Ces adolescents n'ont aucune formation paramilitaire. Ils apprennent sur-le-champ les coups qui feront mal. Car c'est la violence qui engendre la violence. Les forces de l'ordre reculeront devant leur fureur, à cet endroit. Plus tard, place Maubert, plusieurs sections des groupes d'intervention de la préfecture de police seront encerclées, paralysées pendant deux heures. Révélation décisive pour les étudiants : ils sont forts, ils peuvent disputer au pouvoir la suprématie dans la rue. Dès lors, rien ne les arrêtera. Devant dix micros de radios, Maurice Grimaud, le préfet de police, lancera en vain des appels à la raison. La jeunesse en colère goûte au plaisir guerrier du feu. Elle réplique aux grenades par le pavé. Pour élever des barricades, elle fait feu de tout bois, voitures renversées, pillage des chantiers voisins. À chaque coup reçu, un coup rendu. Le flot des manifestants grossit sans cesse, renforcé par un cortège venant de Denfert-Rochereau avec des professeurs, dont Laurent Schwartz et Chevalley, à sa tête. Les nuages lacrymogènes sont si denses qu'il pénètrent dans les tunnels du métro, entre Cardinal-Lemoine et Jussieu. Des barrages faits de détritus, d'autobus immobilisés, de véhicules incendiés coupent le boulevard Saint-Germain, la rue Bonaparte, la rue de Sèvres, la rue Médicis. Les accrochages se prolongeront jusqu'à 1 heure du matin.

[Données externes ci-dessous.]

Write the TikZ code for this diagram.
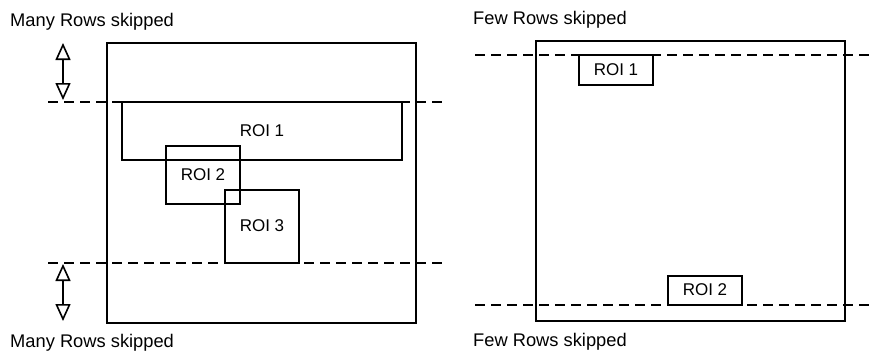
\documentclass[tikz,border=0pt]{standalone}
\usepackage{fontspec}
\setmainfont{Liberation Sans}
\usetikzlibrary{arrows.meta}
\begin{document}
\begin{tikzpicture}[x=1pt,y=-1pt,
  frame/.style={draw,line width=2pt},
  roi/.style={draw,line width=2pt},
  cut/.style={line width=1.8pt,dash pattern=on 10pt off 6pt},
  lbl/.style={font=\fontsize{18.3}{21}\selectfont,anchor=west,inner sep=0pt},
  roitext/.style={font=\fontsize{17}{20}\selectfont,inner sep=0pt},
  skip/.style={line width=1.6pt,{Triangle[open,length=17pt,width=15pt]}-{Triangle[open,length=17pt,width=15pt]}}]
\useasboundingbox (0,0) rectangle (877,353);
% left panel
\draw[frame] (107,43) rectangle (416,323);
\draw[roi] (122,102) rectangle (402,160);
\draw[roi] (166,146) rectangle (240,204);
\draw[roi] (225,190) rectangle (299,263);
\coordinate (lt1) at (48,102); \coordinate (lt2) at (447,102);
\coordinate (lb1) at (48,263); \coordinate (lb2) at (447,263);
\draw[cut] (lt1) -- (lt2);
\draw[cut] (lb1) -- (lb2);
\node[roitext] (r1) at (262,131) {ROI 1};
\node[roitext] (r2) at (203,175) {ROI 2};
\node[roitext] (r3) at (262,226) {ROI 3};
\coordinate (a1) at (63,43); \coordinate (a2) at (63,100);
\coordinate (a3) at (63,264); \coordinate (a4) at (63,321);
\draw[skip] (a1) -- (a2);
\draw[skip] (a3) -- (a4);
\node[lbl] (m1) at (10,22) {Many Rows skipped};
\node[lbl] (m2) at (10,343) {Many Rows skipped};
% right panel
\draw[frame] (536,41) rectangle (845,321);
\coordinate (rt1) at (475,55); \coordinate (rt2) at (874,55);
\coordinate (rb1) at (475,305); \coordinate (rb2) at (874,305);
\draw[cut] (rt1) -- (rt2);
\draw[cut] (rb1) -- (rb2);
\draw[roi] (579,55) rectangle (653,85);
\draw[roi] (668,276) rectangle (742,305);
\node[roitext] (s1) at (616,70) {ROI 1};
\node[roitext] (s2) at (705,290) {ROI 2};
\node[lbl] (f1) at (473,20) {Few Rows skipped};
\node[lbl] (f2) at (473,342) {Few Rows skipped};
\end{tikzpicture}
\end{document}
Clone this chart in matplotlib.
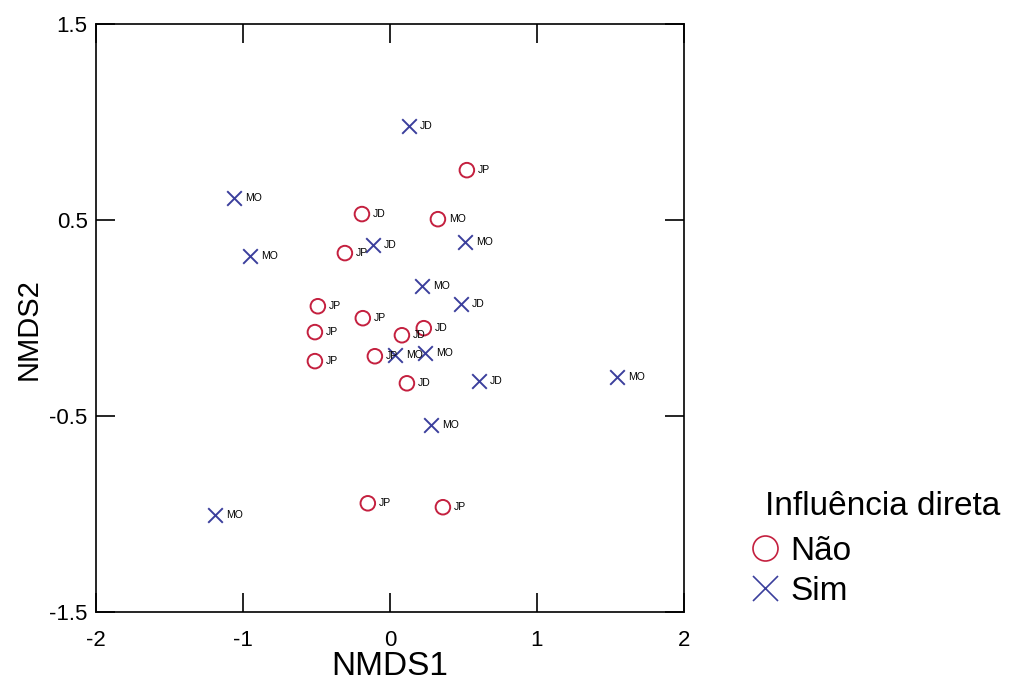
import matplotlib.pyplot as plt
from matplotlib.lines import Line2D

plt.rcParams['font.family'] = ['Liberation Sans', 'DejaVu Sans']
plt.rcParams['axes.unicode_minus'] = False

# Nao (open circles)
nao_x = [0.524, -0.190, 0.327, -0.306, -0.490, -0.184, -0.510, 0.082, 0.231, -0.510, -0.102, 0.116, -0.150, 0.361]
nao_y = [0.755, 0.531, 0.505, 0.332, 0.061, 0.000, -0.071, -0.087, -0.051, -0.219, -0.194, -0.332, -0.944, -0.964]
nao_lab = ['JP', 'JD', 'MO', 'JP', 'JP', 'JP', 'JP', 'JD', 'JD', 'JP', 'JP', 'JD', 'JP', 'JP']

# Sim (crosses)
sim_x = [0.129, -1.061, -0.952, -0.116, 0.510, 0.218, 0.483, 0.034, 0.238, 0.605, 1.544, 0.279, -1.190]
sim_y = [0.980, 0.612, 0.316, 0.372, 0.388, 0.163, 0.071, -0.189, -0.179, -0.321, -0.301, -0.546, -1.005]
sim_lab = ['JD', 'MO', 'MO', 'JD', 'MO', 'MO', 'JD', 'MO', 'MO', 'JD', 'MO', 'MO', 'MO']

red = '#c4203f'
blue = '#3b3f9c'

fig = plt.figure(figsize=(10.1, 6.88), dpi=100)
ax = fig.add_axes([0.095, 0.110, 0.582, 0.855])

ax.scatter(nao_x, nao_y, s=110, marker='o', facecolors='none', edgecolors=red, linewidths=1.4, zorder=3)
ax.scatter(sim_x, sim_y, s=110, marker='x', color=blue, linewidths=1.4, zorder=3)

for x, y, t in zip(nao_x, nao_y, nao_lab):
    ax.annotate(t, (x, y), xytext=(8, 0), textcoords='offset points', fontsize=7.5, va='center', ha='left')
for x, y, t in zip(sim_x, sim_y, sim_lab):
    ax.annotate(t, (x, y), xytext=(8, 0), textcoords='offset points', fontsize=7.5, va='center', ha='left')

ax.set_xlim(-2, 2)
ax.set_ylim(-1.5, 1.5)
ax.set_xticks([-2, -1, 0, 1, 2])
ax.set_yticks([-1.5, -0.5, 0.5, 1.5])
ax.set_yticklabels(['-1.5', '-0.5', '0.5', '1.5'])
ax.tick_params(direction='in', length=14, width=1.2, labelsize=16, top=True, right=True)
ax.tick_params(axis='x', pad=13)
ax.tick_params(axis='y', pad=6)
for sp in ax.spines.values():
    sp.set_linewidth(1.2)

ax.set_xlabel('NMDS1', fontsize=24, labelpad=0)
ax.set_ylabel('NMDS2', fontsize=21)
ax.yaxis.set_label_coords(-0.09, 0.482)

# legend: title as text, entries as legend
fig.text(0.757, 1 - 515 / 688, 'Influência direta', fontsize=24, ha='left', va='baseline')
handles = [
    Line2D([], [], marker='o', linestyle='none', markersize=18, markerfacecolor='none', markeredgecolor=red, markeredgewidth=1.2, label='Não'),
    Line2D([], [], marker='x', linestyle='none', markersize=18, color=blue, markeredgewidth=1.2, label='Sim'),
]
fig.legend(handles=handles, loc='upper left', bbox_to_anchor=(0.7406, 1 - 536 / 688),
           frameon=False, fontsize=24, handletextpad=0.27, labelspacing=0.27,
           handlelength=1.0, borderpad=0, borderaxespad=0)

fig.savefig('out.png', dpi=100)
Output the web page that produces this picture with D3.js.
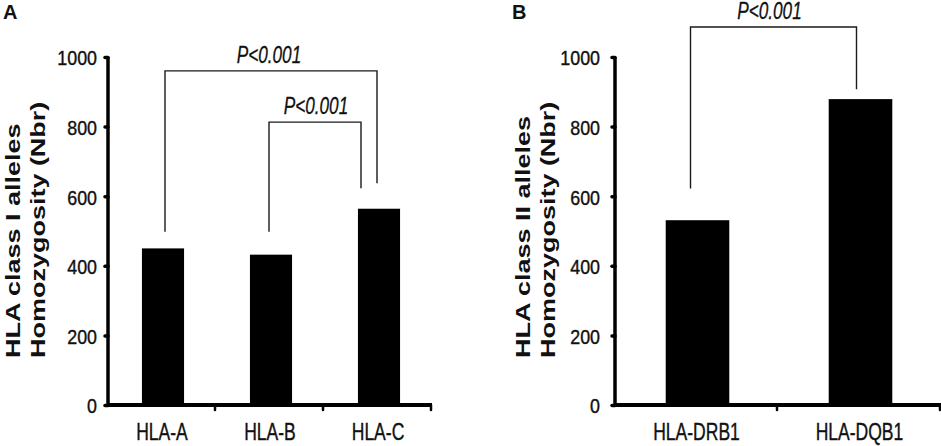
<!DOCTYPE html>
<html>
<head>
<meta charset="utf-8">
<script src="https://cdn.jsdelivr.net/npm/d3@7"></script>
<style>
  html, body { margin: 0; padding: 0; background: #fff; }
  svg { display: block; }
  text { font-family: "Liberation Sans", Arial, sans-serif; fill: #111; }
</style>
</head>
<body>
<svg id="chart" width="941" height="446"></svg>
<script>
// ---- data ----
const classICategories = ["HLA-A", "HLA-B", "HLA-C"];
const classIValues = [450, 432, 564];
const classIICategories = ["HLA-DRB1", "HLA-DQB1"];
const classIIValues = [531, 879];
const yTickValues = [0, 200, 400, 600, 800, 1000];
const pLabel = "P<0.001";
// brackets: [fromCategory, toCategory, leftLegBottom, rightLegBottom, barTop] in data units
const classIBrackets = [["HLA-A", "HLA-C", 498, 637, 960], ["HLA-B", "HLA-C", 498, 623, 813]];
const classIIBrackets = [["HLA-DRB1", "HLA-DQB1", 622, 907, 1086]];

const svg = d3.select("#chart");

function panel(opts) {
  const g = svg.append("g");
  const x = d3.scaleBand().domain(opts.cats).range([opts.x0, opts.x1]).padding(0);
  const y = d3.scaleLinear().domain([0, 1000]).range([405, 57]);
  const barW = x.bandwidth() * 0.39;

  // bars
  g.selectAll("rect.bar").data(opts.vals).join("rect")
    .attr("class", "bar")
    .attr("x", (d, i) => x(opts.cats[i]) + x.bandwidth() / 2 - barW / 2 + 1)
    .attr("width", barW)
    .attr("y", d => y(d))
    .attr("height", d => y(0) - y(d))
    .attr("fill", "#000");

  // y axis
  const ya = g.append("g").attr("transform", `translate(${opts.x0},0)`)
    .call(d3.axisLeft(y).tickValues(yTickValues).tickSize(3).tickPadding(8).tickFormat(d3.format("d")));
  ya.select(".domain").attr("stroke", "#000").attr("stroke-width", 3.5).attr("d", `M0,${y(1000)}V${y(0)}`);
  ya.selectAll(".tick line").attr("stroke", "#000").attr("stroke-width", 3.5).attr("stroke-linecap", "round");
  ya.selectAll(".tick text")
    .style("font-family", '"Liberation Sans", Arial, sans-serif')
    .attr("font-size", 21).attr("fill", "#111").attr("dy", "0.38em")
    .attr("stroke", "#111").attr("stroke-width", 0.4)
    .attr("transform", `translate(${opts.tickShift},0) scale(0.85,1)`)
    .attr("x", 0);

  // x axis
  const xa = g.append("g").attr("transform", `translate(0,${y(0)})`)
    .call(d3.axisBottom(x).tickSize(0).tickPadding(18));
  xa.select(".domain").attr("stroke", "#000").attr("stroke-width", 4).attr("d", `M${opts.x0},0H${opts.x1}`);
  xa.selectAll(".tick text")
    .style("font-family", '"Liberation Sans", Arial, sans-serif')
    .attr("font-size", 24).attr("fill", "#111")
    .attr("stroke", "#111").attr("stroke-width", 0.4)
    .attr("transform", `scale(0.73,1)`);
  // boundary ticks on x axis
  const bounds = opts.cats.map(c => x(c) + x.bandwidth());
  g.selectAll("line.xt").data(bounds).join("line")
    .attr("class", "xt")
    .attr("x1", d => d - 1).attr("x2", d => d - 1)
    .attr("y1", y(0)).attr("y2", y(0) + 5)
    .attr("stroke", "#000").attr("stroke-width", 2.5).attr("stroke-linecap", "round");

  // y label (two lines, rotated)
  opts.ylabel.forEach((line, i) => {
    g.append("text")
      .attr("transform", `translate(${opts.labelX[i]},358) scale(0.77,1) rotate(-90)`)
      .attr("font-size", 27).attr("font-weight", "bold").attr("fill", "#111")
      .attr("text-anchor", "start")
      .text(line);
  });

  // panel letter
  g.append("text").attr("x", opts.letterX).attr("y", 19)
    .attr("font-size", 20).attr("font-weight", "bold").text(opts.letter);

  // brackets
  opts.brackets.forEach((b, k) => {
    const xl = x(b[0]) + x.bandwidth() / 2 + opts.legOff[k][0];
    const xr = x(b[1]) + x.bandwidth() / 2 + opts.legOff[k][1];
    const path = d3.path();
    path.moveTo(xl, y(b[2]));
    path.lineTo(xl, y(b[4]));
    path.lineTo(xr, y(b[4]));
    path.lineTo(xr, y(b[3]));
    g.append("path").attr("d", path.toString()).attr("fill", "none")
      .attr("stroke", "#1a1a1a").attr("stroke-width", 1.4);
    const cx = (xl + xr) / 2 + opts.labelOff[k];
    g.append("text")
      .attr("transform", `translate(${cx},${y(b[4]) - 8}) scale(0.78,1.05)`)
      .attr("text-anchor", "middle").attr("font-size", 22).attr("font-style", "italic")
      .attr("stroke", "#111").attr("stroke-width", 0.3)
      .text(pLabel);
  });
}

panel({
  cats: classICategories, vals: classIValues, x0: 108, x1: 432,
  ylabel: ["HLA class I alleles", "Homozygosity (Nbr)"], labelX: [20, 45],
  letter: "A", letterX: 3, brackets: classIBrackets, tickShift: -11,
  legOff: [[3, -1], [-1, -17]], labelOff: [-2, 1]
});
panel({
  cats: classIICategories, vals: classIIValues, x0: 615, x1: 941,
  ylabel: ["HLA class II alleles", "Homozygosity (Nbr)"], labelX: [530, 555],
  letter: "B", letterX: 512, brackets: classIIBrackets, tickShift: -15,
  legOff: [[-6, -3]], labelOff: [-4]
});
</script>
</body>
</html>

Encore un bilan impressionnant : 422 arrestations, 345 policiers blessés, dont 24 à l'hôpital, et près de 600 étudiants hors de combat. Les réactions pleuvent : « Avant tout, dépassionner ! » lance Alain Peyrefitte. « Nous ne céderons pas à la répression ! » riposte l'UNEF. « Ce mouvement ne débouche sur rien... » regrettent les étudiants en médecine et en pharmacie. « Grève des cours ! » répliquent ceux des grandes écoles. Les parents d'élèves et les professeurs de sciences souhaitent que le pouvoir prenne des mesures d'apaisement, la FEN exige la levée immédiate des sanctions, et les milieux politiques, à leur tour, se font entendre. À droite, on s'indigne que l'Université encourage la propagande subversive. Progrès et Démocratie moderne proteste parce que la société n'offre pas de grands desseins à sa jeunesse. « Pas de discussion possible ! » clame le PSU. « Mécontentement légitime, mais des irresponsables chez les étudiants ! » note le PC. Mêmes tourments chez les syndicats : la CFDT affirme sa solidarité avec l'UNEF, FO estime qu'on ne réformera pas l'Université par la force ; la CGT s'élève contre les brutalités policières, mais récuse les provocateurs gauchistes qui dénaturent l'action étudiante. En clair, le pays s'émeut, il commence à se déchirer.

Mardi 7 mai

Du cœur de la vieille Asie, Georges Pompidou s'informe. Il téléphone chaque jour à Jobert, son directeur de cabinet, sans pour autant dévoiler sa pensée. Le général de Gaulle, lui, signifie qu'on ne peut tolérer les violences dans la rue ; elles n'instaurent jamais la discussion.